Problem to solve:
Pull out every line with the word "this".

Provided information:
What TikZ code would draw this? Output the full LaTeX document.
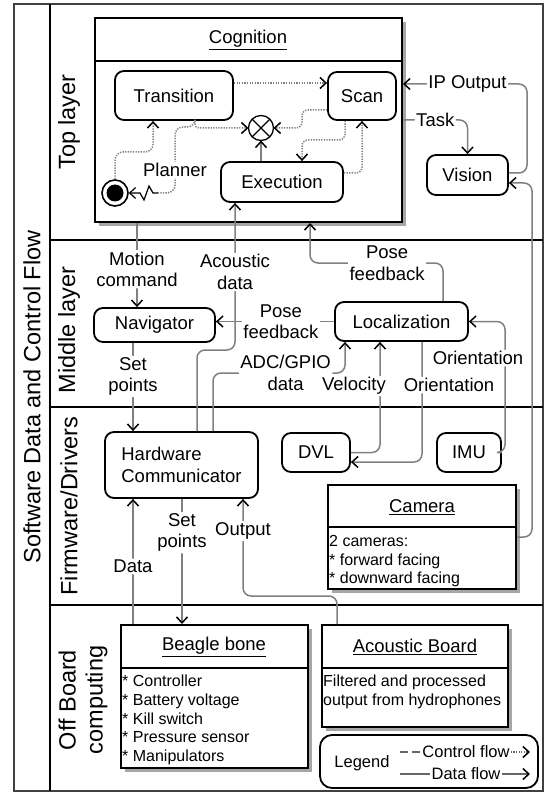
\documentclass[tikz,border=0pt]{standalone}
\usepackage{fontspec}
\setmainfont{Liberation Sans}
\usetikzlibrary{arrows.meta,shadows}
\newcommand\fmain{\fontsize{18.5}{21.5}\selectfont}
\newcommand\fbody{\fontsize{16}{18.7}\selectfont}
\newcommand\flane{\fontsize{23.5}{27}\selectfont}
\newcommand\flegend{\fontsize{16.5}{19}\selectfont}
\begin{document}
\begin{tikzpicture}[x=1pt,y=-1pt,font=\fmain,
  rbox/.style={draw, line width=1.8pt, rounded corners=9pt, fill=white, font=\fmain, inner sep=2pt},
  ubox/.style={draw, line width=2pt, fill=white, drop shadow={shadow xshift=4pt, shadow yshift=-4pt, fill=black!35, opacity=1}},
  conn/.style={draw=black!50, line width=1.5pt, rounded corners=8pt},
  ctrl/.style={conn, dash pattern=on 1.3pt off 1.3pt},
  arrowend/.style={-{Straight Barb[length=6pt,width=11pt,black]}},
  lbl/.style={fill=white, font=\fmain, align=center, inner sep=1.5pt},
  lanesep/.style={line width=2pt},
]
\useasboundingbox (0,0) rectangle (545,794);
% frame and lanes
\draw[line width=2pt, black!75] (14,4) rectangle (543,791);
\draw[lanesep] (50,4) -- (50,791);
\draw[lanesep] (50,240) -- (543,240);
\draw[lanesep] (50,407) -- (543,407);
\draw[lanesep] (50,605) -- (543,605);
\node[rotate=90, font=\flane] (title) at (32,397) {Software Data and Control Flow};
\node[rotate=90, font=\flane] (laneTop) at (69,122) {Top layer};
\node[rotate=90, font=\flane] (laneMid) at (69,330) {Middle layer};
\node[rotate=90, font=\flane] (laneFw) at (69,506) {Firmware/Drivers};
\node[rotate=90, font=\flane, align=center] (laneOff) at (83,700) {Off Board\\computing};

% Cognition
\node[ubox, minimum width=307pt, minimum height=204pt] (cog) at (248.5,120) {};
\draw[line width=2pt] ([yshift=-44pt]cog.north west) -- ([yshift=-44pt]cog.north east);
\node (cogT) at (248,40) {\underline{Cognition}};
\node[rbox, minimum width=118pt, minimum height=49pt] (trans) at (174,95.5) {Transition};
\node[rbox, minimum width=68pt, minimum height=48pt] (scan) at (362,96) {Scan};
\node[circle, draw, line width=1.3pt, minimum size=25pt, inner sep=0pt, outer sep=0pt, fill=white] (ox) at (261,128) {};
\draw[line width=1.1pt] (ox.north west) -- (ox.south east) (ox.north east) -- (ox.south west);
\node[rbox, minimum width=122pt, minimum height=40pt] (exec) at (282,182) {Execution};
\node[circle, draw, line width=1.6pt, minimum size=26pt, inner sep=0pt, fill=white] (init) at (115,193) {};
\fill (init.center) circle (8.5);
\coordinate (zz) at (158,193);

% other nodes
\node[rbox, minimum width=81pt, minimum height=40pt] (vis) at (467.5,175) {Vision};
\node[rbox, minimum width=121pt, minimum height=34pt] (nav) at (154.5,325) {Navigator};
\node[rbox, minimum width=133pt, minimum height=39pt] (loc) at (401.5,321.5) {Localization};
\node[rbox, minimum width=153pt, minimum height=66pt, align=left] (hc) at (181.5,465) {Hardware\\Communicator};
\node[rbox, minimum width=68pt, minimum height=39pt] (dvl) at (316,452.5) {DVL};
\node[rbox, minimum width=64pt, minimum height=39pt] (imu) at (469,452.5) {IMU};

\node[ubox, minimum width=188pt, minimum height=104pt] (cam) at (422,537) {};
\draw[line width=2pt] ([yshift=-43pt]cam.north west) -- ([yshift=-43pt]cam.north east);
\node (camT) at (422,507) {\underline{Camera}};
\node[font=\fbody, align=left, anchor=north west, inner sep=1pt] (camB) at ([yshift=-50pt,xshift=1pt]cam.north west) {2 cameras:\\* forward facing\\* downward facing};

\node[ubox, minimum width=187pt, minimum height=143pt] (bb) at (214.5,696.5) {};
\draw[line width=2pt] ([yshift=-44pt]bb.north west) -- ([yshift=-44pt]bb.north east);
\node (bbT) at (214,647) {\underline{Beagle bone}};
\node[font=\fbody, align=left, anchor=north west, inner sep=1pt] (bbB) at ([yshift=-50pt,xshift=1pt]bb.north west) {* Controller\\* Battery voltage\\* Kill switch\\* Pressure sensor\\* Manipulators};

\node[ubox, minimum width=186pt, minimum height=102pt] (ab) at (415,676) {};
\draw[line width=2pt] ([yshift=-44pt]ab.north west) -- ([yshift=-44pt]ab.north east);
\node (abT) at (415,647) {\underline{Acoustic Board}};
\node[font=\fbody, align=left, anchor=north west, inner sep=1pt] (abB) at ([yshift=-50pt,xshift=1pt]ab.north west) {Filtered and processed\\output from hydrophones};

% legend
\node[draw, line width=1.8pt, rounded corners=12pt, minimum width=218pt, minimum height=53pt] (leg) at (429,761.5) {};
\node[font=\flegend] (legT) at (362,763) {Legend};
\node[font=\flegend, inner sep=1pt] (legC) at (466,752) {Control flow};
\node[font=\flegend, inner sep=1pt] (legD) at (466,774) {Data flow};
\coordinate (lc0) at (400,752);
\coordinate (lc1) at (530,752);
\coordinate (ld0) at (400,774);
\coordinate (ld1) at (530,774);
\draw[black!60, line width=1.5pt, dash pattern=on 8pt off 4pt] (lc0) -- (legC.west);
\draw[black!60, line width=1.5pt, dash pattern=on 1.3pt off 1.3pt, arrowend] (legC.east) -- (lc1);
\draw[black!60, line width=1.5pt] (ld0) -- (legD.west);
\draw[black!60, line width=1.5pt, arrowend] (legD.east) -- (ld1);

% cognition connectors
\draw[ctrl, arrowend] (init.north) -- (115,152) -- (153,152) -- ([xshift=-21pt]trans.south);
\draw[ctrl, arrowend, rounded corners=4pt] ([xshift=21pt]trans.south) |- (ox.west);
\draw[ctrl] ([xshift=21pt]trans.south) -- (195,127) -- (175,127) -- node[lbl, pos=0.65]{Planner} (175,193) -- (zz);
\draw[line width=1.2pt, arrowend] (zz) -- (153,193) -- (149,186) -- (144,200) -- (140,193) -- (init.east);
\draw[ctrl, arrowend] ([yshift=12.5pt]trans.east) -- ([yshift=13pt]scan.west);
\draw[ctrl, arrowend, rounded corners=6pt] ([yshift=-14pt]scan.west) -- (302,110) -- (302,128) -- (ox.east);
\draw[ctrl, arrowend, rounded corners=6pt] ([xshift=-17pt]scan.south) -- (345,140) -- (302,140) -- ([xshift=20pt]exec.north);
\draw[ctrl, arrowend, rounded corners=6pt] ([yshift=9pt]exec.east) -- (362,173) -- (scan.south);
\draw[conn, arrowend] ([xshift=-21pt]exec.north) -- (ox.south);

% vision
\draw[conn, arrowend] ([yshift=2pt]vis.east) -- (527,173) -- (527,84) -- node[lbl, pos=0.48]{IP Output} ([yshift=36pt]cog.east);
\draw[conn, arrowend] (cog.east) -- node[lbl]{Task} (cog.east -| vis.north) -- (vis.north);
\draw[conn, arrowend] (cam.east) -- (532,537) -- (532,183) -- ([yshift=-8pt]vis.east);

% middle layer
\draw[conn, arrowend] ([xshift=-111.5pt]cog.south) -- node[lbl, pos=0.55]{Motion\\command} ([xshift=-17.5pt]nav.north);
\draw[conn, arrowend] ([xshift=15.5pt]hc.north) -- (197,350) -- (235,350) -- node[lbl, pos=0.53]{Acoustic\\data} ([xshift=-47pt]exec.south);
\draw[conn, arrowend] ([xshift=31.5pt]hc.north) -- (213,373) -- node[lbl, pos=0.55]{ADC/GPIO\\data} (345,373) -- ([xshift=-56.5pt]loc.south);
\draw[conn, arrowend] (loc.west) -- node[lbl, pos=0.45]{Pose\\feedback} (loc.west -| nav.east);
\draw[conn, arrowend] ([xshift=41.5pt]loc.north) -- (443,263) -- node[lbl, pos=0.42]{Pose\\feedback} (310,263) -- ([xshift=61.5pt]cog.south);
\draw[conn, arrowend] (dvl.east) -- (380,452.5) -- node[lbl, pos=0.6, xshift=-26pt]{Velocity} ([xshift=-21.5pt]loc.south);
\draw[conn, arrowend] ([xshift=20.5pt]loc.south) -- node[lbl, pos=0.36, xshift=27pt]{Orientation} (422,462) -- ([yshift=-9.5pt]dvl.east);
\draw[conn, arrowend] (imu.east) -- (505,452.5) -- node[lbl, pos=0.72, xshift=-27pt]{Orientation} (505,321.5) -- (loc.east);
\draw[conn, arrowend] ([xshift=-21.5pt]nav.south) -- node[lbl, pos=0.38]{Set\\points} ([xshift=-48.5pt]hc.north);

% firmware / off board
\draw[conn, arrowend] ([xshift=-81.5pt]bb.north) -- node[lbl, pos=0.46]{Data} ([xshift=-48.5pt]hc.south);
\draw[conn, arrowend] ([xshift=0.5pt]hc.south) -- node[lbl, pos=0.27]{Set\\points} ([xshift=-32.5pt]bb.north);
\draw[conn, arrowend] ([xshift=-78pt]ab.north) -- (337,596) -- (243,596) -- node[lbl, pos=0.67]{Output} ([xshift=61.5pt]hc.south);
\end{tikzpicture}
\end{document}
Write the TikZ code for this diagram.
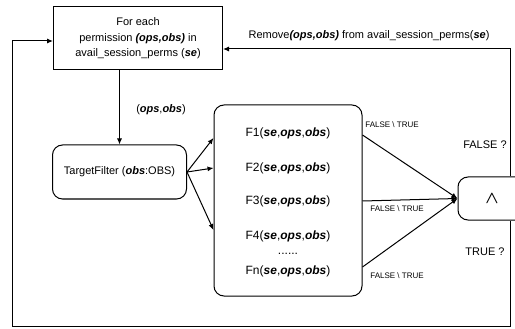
\documentclass[tikz,border=0pt]{standalone}
\usepackage{amsmath, amssymb}
\usepackage{fontspec}
\setmainfont{Liberation Sans}
\usetikzlibrary{arrows.meta}
\newcommand{\bi}[1]{\textbf{\textit{#1}}}

\begin{document}
\begin{tikzpicture}[x=1pt,y=1pt,yscale=-1,xscale=1,
  box/.style={draw, line width=1pt, align=center, inner sep=0pt, font=\fontsize{11}{15.5}\selectfont},
  rbox/.style={box, rounded corners=10pt},
  txt/.style={inner sep=0.75pt, align=center, font=\fontsize{11}{14}\selectfont},
  ftxt/.style={txt, font=\fontsize{12}{14}\selectfont},
  flag/.style={inner sep=0.75pt, font=\fontsize{8}{10}\selectfont},
  arr/.style={line width=1pt, -{Latex[length=6pt,width=5pt]}}]
\useasboundingbox (0,0) rectangle (515,329);
\clip (0,0) rectangle (515,329);

%Shape: Rect [id:perm]
\node [box, minimum width=169, minimum height=63] (perm) at (138,38.5) {For each\\permission \bi{(ops,obs)} in\\avail\_session\_perms (\bi{se})};
%Rounded Rect [id:filter]
\node [rbox, minimum width=134, minimum height=54] (filter) at (119.5,172) {TargetFilter (\bi{obs}:OBS)};
%Rounded Rect [id:funcs]
\node [rbox, minimum width=148, minimum height=191] (funcs) at (288,200.5) {};
%Rounded Rect [id:and]
\node [rbox, minimum width=68, minimum height=43] (and) at (492,198.5) {\fontsize{16}{16}\selectfont$\boldsymbol{\wedge}$};

% Text Node
\node [ftxt] (f1) at (288,133) {F1(\bi{se},\bi{ops},\bi{obs})};
% Text Node
\node [ftxt] (f2) at (288,168) {F2(\bi{se},\bi{ops},\bi{obs})};
% Text Node
\node [ftxt] (f3) at (288,201) {F3(\bi{se},\bi{ops},\bi{obs})};
% Text Node
\node [ftxt] (f4) at (288,236) {F4(\bi{se},\bi{ops},\bi{obs})};
% Text Node
\node [ftxt] (dots) at (288,254) {......};
% Text Node
\node [ftxt] (fn) at (288,271) {Fn(\bi{se},\bi{ops},\bi{obs})};

%Corner points of the loops
\coordinate (upR) at (510,49);
\coordinate (lowR) at (510,326);
\coordinate (lowL) at (12,326);

%Straight Lines
\draw [arr] (perm.south -| filter.north) -- (filter.north);
\draw [arr] (filter.east) -- (funcs.west |- 0,138);
\draw [arr] (filter.east) -- (funcs.west |- f2);
\draw [arr] (filter.east) -- (funcs.west |- 0,230);
\draw [arr] (funcs.east |- 0,135) -- (and.west);
\draw [arr] (funcs.east |- f3) -- (and.west);
\draw [arr] (funcs.east |- 0,267) -- (and.west);
\draw [arr] (and.north -| upR) -- (upR) -- (perm.east |- upR);
\draw [arr] (and.south -| lowR) -- (lowR) -- (lowL) -- (lowL |- 0,41) -- (perm.west |- 0,41);

% Text Node
\node [txt] (rmv) at (369,36) {Remove\bi{(ops,obs)} from avail\_session\_perms(\bi{se})};
% Text Node
\node [txt] (pair) at (161,110) {(\bi{ops},\bi{obs})};
% Text Node
\node [flag] (ft1) at (392,125) {FALSE \textbackslash{} TRUE};
% Text Node
\node [flag] (ft2) at (397,209) {FALSE \textbackslash{} TRUE};
% Text Node
\node [flag] (ft3) at (397,276) {FALSE \textbackslash{} TRUE};
% Text Node
\node [txt] (nq) at (485,145) {FALSE ?};
% Text Node
\node [txt] (yq) at (485,252) {TRUE ?};

\end{tikzpicture}
\end{document}
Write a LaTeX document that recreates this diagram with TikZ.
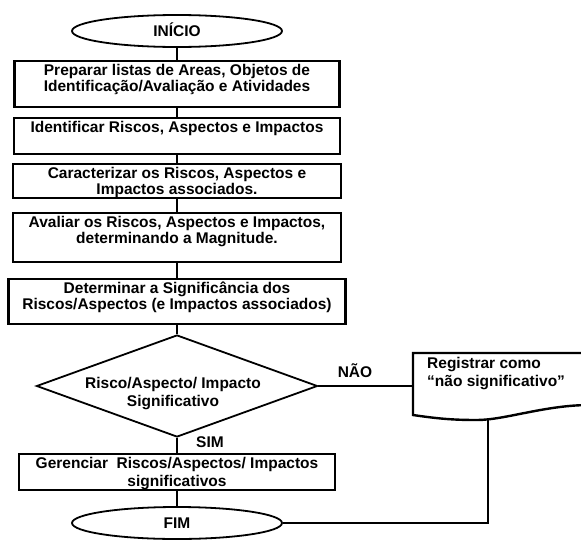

Correct response:
What TikZ code would draw this? Output the full LaTeX document.
Write the TikZ code for this diagram.
Write a LaTeX document that recreates this diagram with TikZ.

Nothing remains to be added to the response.